The building blocks of the digital era are technologies like cloud computing, mobility, virtualization, and software defined networking, which are significantly different than legacy technologies.
But what about security? In addition to new IT tools and processes, businesses need to think about how to secure the digital enterprise. While the technologies listed above allow us to work and serve customers in ways we never could before, they also create new security vulnerabilities.
Security used to be fairly straightforward, as there was a single ingress/egress point in the company network. Protect the Internet connection and odds are the business would be secured.
Today, the security challenge is significantly more difficult. Wi-Fi, BYOD, cloud computing, and other trends have increased the number of attack surfaces by at least an order of magnitude. Cybercriminals are smart enough to know that penetrating a firewall is extremely difficult, so it’s much easier to breach the network from the inside, through a phishing attack or some sort of persistent threat brought in through an infected mobile device.

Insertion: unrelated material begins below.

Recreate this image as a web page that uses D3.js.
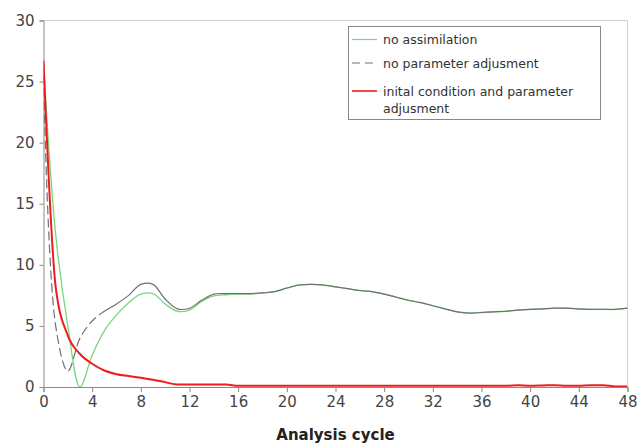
<!DOCTYPE html>
<html>
<head>
<meta charset="utf-8">
<script src="https://cdn.jsdelivr.net/npm/d3@7"></script>
<style>
  body { margin: 0; background: #fff; }
  svg { display: block; font-family: "DejaVu Sans", Verdana, sans-serif; }
</style>
</head>
<body>
<svg id="chart"></svg>
<script>
// analysis cycles 0..48
const cycles = d3.range(0, 49);

// values, one per cycle
const noAssimilation = [26.5, 12.5, 5.0, 0.0, 2.6, 4.6, 5.9, 6.9, 7.6, 7.65, 6.8, 6.2, 6.3, 7.0, 7.45, 7.55,
  7.6, 7.6, 7.7, 7.8, 8.1, 8.35, 8.4, 8.35, 8.2, 8.05, 7.9, 7.8, 7.6, 7.35, 7.1, 6.9, 6.65, 6.4, 6.15, 6.05,
  6.1, 6.15, 6.2, 6.3, 6.35, 6.4, 6.45, 6.45, 6.4, 6.35, 6.35, 6.35, 6.45];
const noParamAdj = [25.5, 5.0, 1.3, 4.0, 5.4, 6.2, 6.8, 7.5, 8.4, 8.4, 7.2, 6.4, 6.45, 7.1, 7.6, 7.65,
  7.65, 7.65, 7.7, 7.8, 8.1, 8.35, 8.4, 8.35, 8.2, 8.05, 7.9, 7.8, 7.6, 7.35, 7.1, 6.9, 6.65, 6.4, 6.15, 6.05,
  6.1, 6.15, 6.2, 6.3, 6.35, 6.4, 6.45, 6.45, 6.4, 6.35, 6.35, 6.35, 6.45];
const initAndParamAdj = [26.7, 8.2, 4.2, 2.7, 1.9, 1.35, 1.05, 0.9, 0.75, 0.6, 0.4, 0.2, 0.2, 0.2, 0.2, 0.2,
  0.1, 0.1, 0.1, 0.1, 0.1, 0.1, 0.1, 0.1, 0.1, 0.1, 0.1, 0.1, 0.1, 0.1, 0.1, 0.1, 0.1, 0.1, 0.1, 0.1,
  0.1, 0.1, 0.1, 0.15, 0.1, 0.12, 0.15, 0.1, 0.1, 0.15, 0.15, 0.05, 0.05];

const xTicks = d3.range(0, 49, 4);
const yTicks = [0, 5, 10, 15, 20, 25, 30];
const legendLabels = [["no assimilation"], ["no parameter adjusment"], ["inital condition and parameter", "adjusment"]];

const width = 639, height = 445;
const margin = {left: 43.5, right: 11.5, top: 20.5, bottom: 58};

const svg = d3.select("#chart").attr("width", width).attr("height", height);

const x = d3.scaleLinear().domain([0, 48]).range([margin.left, width - margin.right]);
const y = d3.scaleLinear().domain([0, 30]).range([height - margin.bottom, margin.top]);

// plot area frame (top and right, light)
svg.append("path")
    .attr("d", `M${x(0)},${y(30)}H${x(48)}V${y(0)}`)
    .attr("fill", "none").attr("stroke", "#cfcfcf").attr("stroke-width", 1);

// axes
const axisX = d3.axisBottom(x).tickValues(xTicks).tickSize(5).tickPadding(4);
const axisY = d3.axisLeft(y).tickValues(yTicks).tickSize(4).tickPadding(4);

const gx = svg.append("g").attr("transform", `translate(0,${y(0)})`).call(axisX);
const gy = svg.append("g").attr("transform", `translate(${x(0)},0)`).call(axisY);
[gx, gy].forEach(g => {
    g.select(".domain").attr("stroke", "#8a8a8a");
    g.selectAll(".tick line").attr("stroke", "#8a8a8a");
    g.selectAll(".tick text").attr("fill", "#444").style("font-size", "15px").style("font-family", "DejaVu Sans, sans-serif");
});
gy.selectAll(".tick text").attr("x", -9);

svg.append("text")
    .attr("x", (x(0) + x(48)) / 2).attr("y", 440)
    .attr("text-anchor", "middle")
    .style("font-size", "15px").style("font-weight", "bold").attr("fill", "#222")
    .text("Analysis cycle");

// lines (smoothed like the spreadsheet's curves; clipped at the axis)
svg.append("clipPath").attr("id", "plot")
    .append("rect").attr("x", x(0)).attr("y", y(30)).attr("width", x(48) - x(0)).attr("height", y(0) - y(30));

const line = (vals, curve) => d3.line()
    .x((d, i) => x(cycles[i]))
    .y(d => y(d))
    .curve(curve)(vals);

const series = [
    {vals: noAssimilation, stroke: "#7ad67a", width: 1.3, dash: null, curve: d3.curveCatmullRom.alpha(0.5)},
    {vals: noParamAdj, stroke: "#707070", width: 1.2, dash: "9,4", curve: d3.curveCatmullRom.alpha(0.5)},
    {vals: initAndParamAdj, stroke: "#ee1c1c", width: 2, dash: null, curve: d3.curveMonotoneX}
];

const paths = svg.append("g").attr("clip-path", "url(#plot)")
    .selectAll("path.series").data(series).join("path")
    .attr("class", "series")
    .attr("d", d => line(d.vals, d.curve))
    .attr("fill", "none")
    .attr("stroke", d => d.stroke)
    .attr("stroke-width", d => d.width);

// the dashed series only shows its dashes over the first few cycles, then runs solid
paths.filter(d => d.dash).each(function(d) {
    const total = this.getTotalLength();
    const xEnd = x(4.6);
    let lo = 0, hi = total;
    for (let k = 0; k < 30; k++) {
        const mid = (lo + hi) / 2;
        if (this.getPointAtLength(mid).x < xEnd) lo = mid; else hi = mid;
    }
    const pattern = [];
    let run = 0;
    while (run + 13 < lo) { pattern.push(9, 4); run += 13; }
    pattern.push(total + 10, 0);
    d3.select(this).attr("stroke-dasharray", pattern.join(","));
});

// legend
const lg = svg.append("g");
lg.append("rect").attr("x", 348.5).attr("y", 26.5).attr("width", 252).attr("height", 93)
    .attr("fill", "#fff").attr("stroke", "#888");
const rowsY = [39.5, 63, 91];
series.forEach((s, i) => {
    lg.append("line")
        .attr("x1", 352).attr("x2", 377).attr("y1", rowsY[i]).attr("y2", rowsY[i])
        .attr("stroke", s.stroke).attr("stroke-width", i === 2 ? 1.6 : 1.2)
        .attr("stroke-dasharray", s.dash ? "8,5" : null);
    legendLabels[i].forEach((t, k) => {
        lg.append("text")
            .attr("x", 383).attr("y", rowsY[i] + 4.5 + k * 17)
            .style("font-size", "12.5px").attr("fill", "#333")
            .text(t);
    });
});
</script>
</body>
</html>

As good as perimeter security is, it does nothing to find threats that are emanating from inside the network. To solve this challenge, Cisco has been positioning the network as both a security sensor and an enforcer to detect and remediate threats.
To strengthen its position in security, this week the company announced it is acquiring Lancope for $425 million. Cisco has a long history with Lancope, as the two companies have had a strategic partnership for a number of years. Lancope’s flagship product, StealthWatch, gives businesses unparalleled visibility into what’s happening on the network and the analytics to help quickly identify the threats that need to be removed from the environment.
Lancope’s visibility and analytics capabilities are keys to the network becoming a sensor and enforcer. If the business understands what normal traffic looks like on the network, then any anomaly could indicate a possible breach. It might not be, but it’s certainly worth investigating.
For example, take an organization that has a disgruntled employee. When an employee leaves the organization, he or she may decide to download the entire customer database to a USB stick to bring to the new employer. In this case, the organization could have over-engineered perimeter security, but since this traffic isn’t going through the perimeter, those security tools won’t be able to catch it.